Ik had een mooi tv-scherm in mijn hotelkamer. Ik vergis me echt niet: iedere dag, vooral in de avonduren, verschenen er oorlogsfilms op het scherm met Japanners in de hoofdrol als oorlogsmisdadigers. De Chinezen vergeten de wreedheid van de Japanners niet. Ik heb ook ver van het tv-scherm kunnen constateren dat er een authentieke Japan-haat leeft onder de bevolking die natuurlijk door die films wordt gevoed. De Chinezen zijn woedend dat Japanse leiders het wagen iedere keer opnieuw respect te betuigen bij de graven van Japanse oorlogsmisdadigers. Ziet u een Bondskanselier al bloemen leggen bij het graf van Hitler, als dat er zou zijn? Ook kunnen de Chinezen het niet verdragen dat Japan een paar eilandjes heeft gekocht, ja dat wel, waarop China ook aanspraken maakt. Het gaat echt niet goed tussen Beijing en Tokio. De spanning loopt op …
Daarentegen heb ik niets gemerkt van anti-Joodse of anti-Israëlische gevoelens. Ik heb college gegeven over journalistiek en internationale betrekkingen aan de universiteit van Beijing. De studenten behoorden, is me verteld, tot de elite waaruit de Chinese leiders, diplomaten en hoge ambtenaren voortkomen. Het ging over Israël. Ze waren betrekkelijk goed op de hoogte. Sommigen kenden zelfs de details van het Israëlisch-Palestijnse conflict. De vragen waren objectief, zonder enige anti-Israël-intentie.

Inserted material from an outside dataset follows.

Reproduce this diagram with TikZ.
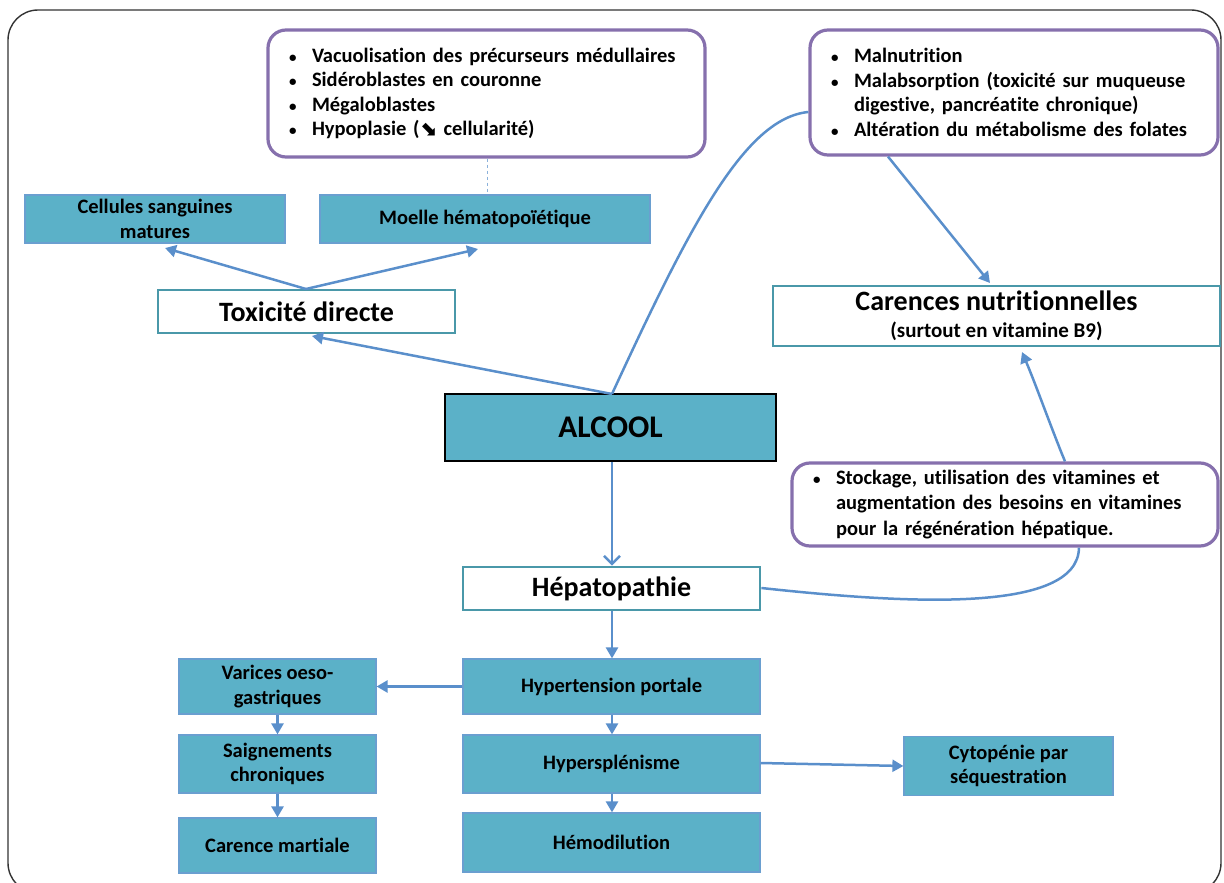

Voor een nadere beschouwing over mijn ervaringen betreffende Israël en antisemitisme verwijs ik naar de column die deze week in het NIW verschijnt. Ik wil niet in herhaling vervallen. Slechts dit: Joden komen niet voor in de Chinese geschiedenis. “De Chinezen weten niet wat Joden zijn,” zei een rabbijn in Beijing. Antisemitisme, zoals dat in de Christelijke wereld vaste grond onder de voeten kreeg, kennen de Chinezen niet. Wel sijpelt er via internet anti-Israëlische propaganda door maar veel effect schijnt het niet te hebben. De Chinezen, heb ik gemerkt, bewonderen Israël om wat het land presteert en ook om de ‘wijsheid van de Joden’.